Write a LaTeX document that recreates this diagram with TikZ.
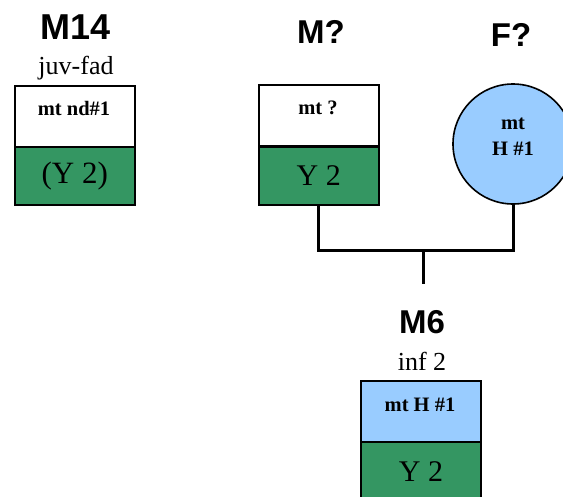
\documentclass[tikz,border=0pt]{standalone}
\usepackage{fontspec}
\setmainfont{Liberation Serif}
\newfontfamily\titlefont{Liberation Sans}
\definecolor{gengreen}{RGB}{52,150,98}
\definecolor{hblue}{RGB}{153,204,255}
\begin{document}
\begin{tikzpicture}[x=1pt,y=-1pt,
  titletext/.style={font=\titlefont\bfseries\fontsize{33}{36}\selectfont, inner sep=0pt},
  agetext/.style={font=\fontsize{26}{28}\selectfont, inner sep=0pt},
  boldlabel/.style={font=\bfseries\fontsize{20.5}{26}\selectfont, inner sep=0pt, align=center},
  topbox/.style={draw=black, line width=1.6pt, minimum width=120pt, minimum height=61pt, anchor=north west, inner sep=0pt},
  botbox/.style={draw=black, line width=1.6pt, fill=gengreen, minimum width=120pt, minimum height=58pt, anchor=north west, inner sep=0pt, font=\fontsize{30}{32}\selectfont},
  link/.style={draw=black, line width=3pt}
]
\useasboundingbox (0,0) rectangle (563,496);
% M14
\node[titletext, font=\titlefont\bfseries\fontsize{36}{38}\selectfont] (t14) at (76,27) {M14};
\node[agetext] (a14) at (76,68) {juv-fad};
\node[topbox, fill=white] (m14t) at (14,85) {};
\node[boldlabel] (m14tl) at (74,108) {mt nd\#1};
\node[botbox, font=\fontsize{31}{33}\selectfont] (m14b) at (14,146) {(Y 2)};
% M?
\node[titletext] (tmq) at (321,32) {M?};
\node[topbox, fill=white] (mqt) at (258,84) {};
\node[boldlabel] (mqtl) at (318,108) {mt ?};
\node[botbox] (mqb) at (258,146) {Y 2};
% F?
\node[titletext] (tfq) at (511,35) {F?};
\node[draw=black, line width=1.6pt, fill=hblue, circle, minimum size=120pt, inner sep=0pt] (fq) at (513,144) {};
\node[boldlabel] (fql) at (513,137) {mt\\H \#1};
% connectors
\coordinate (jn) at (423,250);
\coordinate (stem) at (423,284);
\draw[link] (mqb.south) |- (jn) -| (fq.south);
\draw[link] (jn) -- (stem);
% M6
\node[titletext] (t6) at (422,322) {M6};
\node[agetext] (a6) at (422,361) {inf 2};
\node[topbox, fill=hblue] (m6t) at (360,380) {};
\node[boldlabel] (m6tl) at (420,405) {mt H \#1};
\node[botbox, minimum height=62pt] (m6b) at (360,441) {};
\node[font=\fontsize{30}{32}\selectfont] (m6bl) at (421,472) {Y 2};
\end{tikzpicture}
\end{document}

TASK DETAILS: Write the listing above out again exactly, dropping each image.

SOLVED PROBLEM:
Write a LaTeX document that recreates this diagram with TikZ.
\documentclass[tikz,border=0pt]{standalone}
\usepackage{fontspec}
\setmainfont{Liberation Serif}
\newfontfamily\titlefont{Liberation Sans}
\definecolor{gengreen}{RGB}{52,150,98}
\definecolor{hblue}{RGB}{153,204,255}
\begin{document}
\begin{tikzpicture}[x=1pt,y=-1pt,
  titletext/.style={font=\titlefont\bfseries\fontsize{33}{36}\selectfont, inner sep=0pt},
  agetext/.style={font=\fontsize{26}{28}\selectfont, inner sep=0pt},
  boldlabel/.style={font=\bfseries\fontsize{20.5}{26}\selectfont, inner sep=0pt, align=center},
  topbox/.style={draw=black, line width=1.6pt, minimum width=120pt, minimum height=61pt, anchor=north west, inner sep=0pt},
  botbox/.style={draw=black, line width=1.6pt, fill=gengreen, minimum width=120pt, minimum height=58pt, anchor=north west, inner sep=0pt, font=\fontsize{30}{32}\selectfont},
  link/.style={draw=black, line width=3pt}
]
\useasboundingbox (0,0) rectangle (563,496);
% M14
\node[titletext, font=\titlefont\bfseries\fontsize{36}{38}\selectfont] (t14) at (76,27) {M14};
\node[agetext] (a14) at (76,68) {juv-fad};
\node[topbox, fill=white] (m14t) at (14,85) {};
\node[boldlabel] (m14tl) at (74,108) {mt nd\#1};
\node[botbox, font=\fontsize{31}{33}\selectfont] (m14b) at (14,146) {(Y 2)};
% M?
\node[titletext] (tmq) at (321,32) {M?};
\node[topbox, fill=white] (mqt) at (258,84) {};
\node[boldlabel] (mqtl) at (318,108) {mt ?};
\node[botbox] (mqb) at (258,146) {Y 2};
% F?
\node[titletext] (tfq) at (511,35) {F?};
\node[draw=black, line width=1.6pt, fill=hblue, circle, minimum size=120pt, inner sep=0pt] (fq) at (513,144) {};
\node[boldlabel] (fql) at (513,137) {mt\\H \#1};
% connectors
\coordinate (jn) at (423,250);
\coordinate (stem) at (423,284);
\draw[link] (mqb.south) |- (jn) -| (fq.south);
\draw[link] (jn) -- (stem);
% M6
\node[titletext] (t6) at (422,322) {M6};
\node[agetext] (a6) at (422,361) {inf 2};
\node[topbox, fill=hblue] (m6t) at (360,380) {};
\node[boldlabel] (m6tl) at (420,405) {mt H \#1};
\node[botbox, minimum height=62pt] (m6b) at (360,441) {};
\node[font=\fontsize{30}{32}\selectfont] (m6bl) at (421,472) {Y 2};
\end{tikzpicture}
\end{document}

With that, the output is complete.